L'histoire se déroule sur plusieurs périodes, entre 1967, 1978, jusqu'à nos jours. On suit le périple de la famille, en ajoutant des descriptions de scènes pendant la guerre, notamment l'opération « Âmes errantes » en 1967, basée sur les rituels : la nécessité d'enterrer les morts dignement sinon, ils deviennent des fantômes, des âmes errantes.
De temps en temps, le récit est interrompu par une réflexion, on devine que quelqu'un essaie de raconter l'histoire de ces réfugiés ou de cette famille, car cette personne évoque les clichés pris à l'époque des boat people, des exactions au Vietnam, ou encore la notion de stress post traumatique, la capacité à faire le deuil mais l'auteure fait durer le suspense.
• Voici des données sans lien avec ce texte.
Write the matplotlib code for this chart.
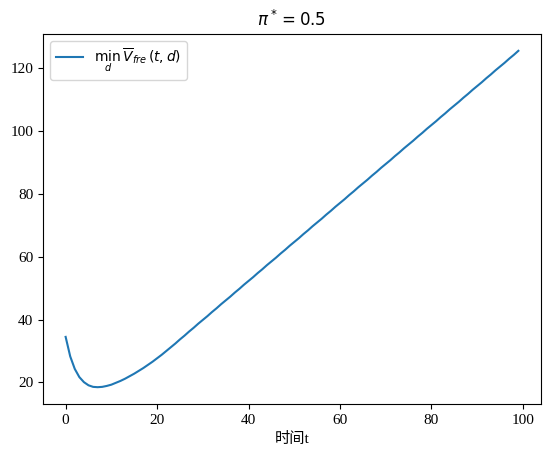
import numpy as np
import matplotlib
matplotlib.use('Agg')
import matplotlib.pyplot as plt

plt.rcParams['font.family'] = ['Liberation Serif', 'Noto Sans CJK SC']
plt.rcParams['mathtext.fontset'] = 'dejavusans'

# valores (t = 0..99)
t = np.arange(100)
v_min = [34.5, 28.3, 24.3, 21.7, 20.1, 19.1, 18.6, 18.5, 18.6, 18.9,
         19.3, 19.9, 20.5, 21.2, 22.0, 22.8, 23.7, 24.6, 25.6, 26.6,
         27.7, 28.8, 30.0, 31.2, 32.4, 33.7, 34.9, 36.2, 37.4, 38.7,
         39.9, 41.1, 42.4, 43.6, 44.9, 46.1, 47.3, 48.6, 49.8, 51.1,
         52.3, 53.5, 54.8, 56.0, 57.3, 58.5, 59.7, 61.0, 62.2, 63.5,
         64.7, 65.9, 67.2, 68.4, 69.7, 70.9, 72.1, 73.4, 74.6, 75.9,
         77.1, 78.3, 79.6, 80.8, 82.1, 83.3, 84.5, 85.8, 87.0, 88.3,
         89.5, 90.7, 92.0, 93.2, 94.5, 95.7, 96.9, 98.2, 99.4, 100.7,
         101.9, 103.1, 104.4, 105.6, 106.9, 108.1, 109.3, 110.6, 111.8, 113.1,
         114.3, 115.5, 116.8, 118.0, 119.3, 120.5, 121.7, 123.0, 124.2, 125.5]

fig = plt.figure(figsize=(5.48, 4.57), dpi=100)
ax = fig.add_axes([43/548, 53/457, 498/548, 370/457])
ax.plot(t, v_min, label=r'$\min_d\,\overline{V}_{fre}(t,d)$')
ax.set_title(r'$\pi^*=0.5$', fontsize=12)
ax.set_xlabel('时间t', fontsize=11)
ax.tick_params(labelsize=11)
ax.legend(loc='upper left', fontsize=10)
fig.savefig('out.png', dpi=100)
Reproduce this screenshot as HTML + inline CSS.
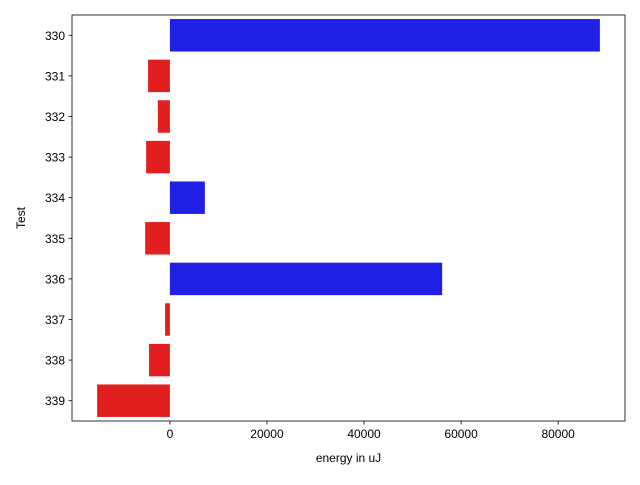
<!DOCTYPE html>
<html><head><meta charset="utf-8"><style>body{margin:0;background:#fff}svg{font-family:"Liberation Sans","DejaVu Sans",sans-serif}</style></head>
<body>
<svg id="chart" width="640" height="480"></svg>
<script>
const categories=["330","331","332","333","334","335","336","337","338","339"];
const values=[88600,-4500,-2500,-4900,7200,-5100,56100,-1000,-4300,-15000];
const xTicks=[0,20000,40000,60000,80000];
const L=72,R=625,T=15,B=421;
const xmin=-20180,xmax=93780;
const xs=v=>L+(v-xmin)/(xmax-xmin)*(R-L);
const step=(B-T)/categories.length;
const ys=i=>T+step*(i+0.5);
const svg=document.getElementById('chart');
const NS="http://www.w3.org/2000/svg";
function mk(t,a){const e=document.createElementNS(NS,t);for(const k in a)e.setAttribute(k,a[k]);svg.appendChild(e);return e;}
categories.forEach((c,i)=>{
  const v=values[i];
  const r=mk('rect',{x:Math.min(xs(0),xs(v)),y:ys(i)-step*0.4,width:Math.abs(xs(v)-xs(0)),height:step*0.8,fill:v>=0?'#1f1fe5':'#e11f1f'});
  
  
  mk('line',{x1:L,x2:L-3.5,y1:ys(i),y2:ys(i),stroke:'#000','stroke-width':0.8});
  const t=mk('text',{x:L-7,y:ys(i)+4.5,'text-anchor':'end','font-size':12});
  t.textContent=c;
  
  
});
xTicks.forEach(v=>{
  mk('line',{x1:xs(v),x2:xs(v),y1:B,y2:B+3.5,stroke:'#000','stroke-width':0.8});
  const t=mk('text',{x:xs(v),y:B+17,'text-anchor':'middle','font-size':12});
  t.textContent=v;
  
  
});
const f=mk('rect',{x:L,y:T,width:R-L,height:B-T,fill:'none',stroke:'#000','stroke-width':0.8});


const xl=mk('text',{x:(L+R)/2,y:462,'text-anchor':'middle','font-size':12});
xl.textContent='energy in uJ';


const yl=mk('text',{x:25,y:(T+B)/2,'text-anchor':'middle','font-size':12,transform:`rotate(-90 25 ${(T+B)/2})`});
yl.textContent='Test';


</script>
</body></html>
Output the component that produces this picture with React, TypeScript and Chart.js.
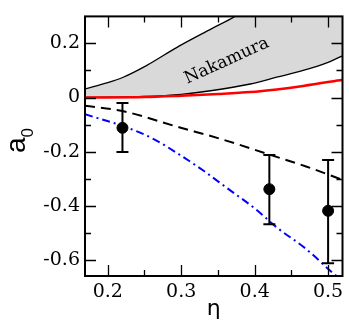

Or, Anh en a dit le minimum sur son odyssée, préférant l'action et l'oubli mais l'oubli est-il vraiment possible et on sait bien que les souvenirs referont surface un jour ou l'autre…
J'ai beaucoup aimé suivre le parcours d'Anh, la manière dont elle tente de protéger ses frères, de les stimuler pour qu'ils fassent des études, qu'elle n'aura pas pu faire, il faut travailler pour nourrir les garçons qui se rebellent parfois « tu n'es pas ma mère » … Sa capacité de résilience force l'admiration, sa manière de prendre la vie à bras le corps malgré l'accueil mitigé réservé aux « Chinois » ! les réflexions racistes parfois, la culpabilité d'avoir survécu et malgré tout l'envie de se construire une nouvelle vie de femme, fonder une famille…
Ce récit m'a beaucoup touchée, je connaissais bien l'histoire des boat people qui faisaient la une des journaux et des JT à l'époque, images qui nous laissaient impuissants parfois même voyeurs et commençaient à nous faire prendre en grippe celle qui deviendra plus tard premier ministre.
Cécile Pin a très bien su, par la méthode narrative qu'elle utilise, nous raconter l'histoire de cette famille, (il s'agit, je pense de l'histoire de sa propre mère, étant donnée la précision des évènements, les détails) en se livrant en parallèle à une réflexion historique et philosophique sur l'époque et cela dans le contexte migratoire actuel qui génère tant de propos haineux au nom du populisme…
Parmi les évènements qui m'ont marqué : le rituel funéraire, avec la nourriture posée sur l'autel destinée aux défunts, sous la fumée de l'encens… ou encore la scène où le chauffeur de car trouve des cadavres de migrants dans son camion …
Ce premier roman est passionnant et très prometteur. Il laissera une empreinte particulière dans ma mémoire, c'est certain.
Un grand merci à NetGalley et aux éditions Stock qui m'ont permis de découvrir ce livre et la plume de son auteure.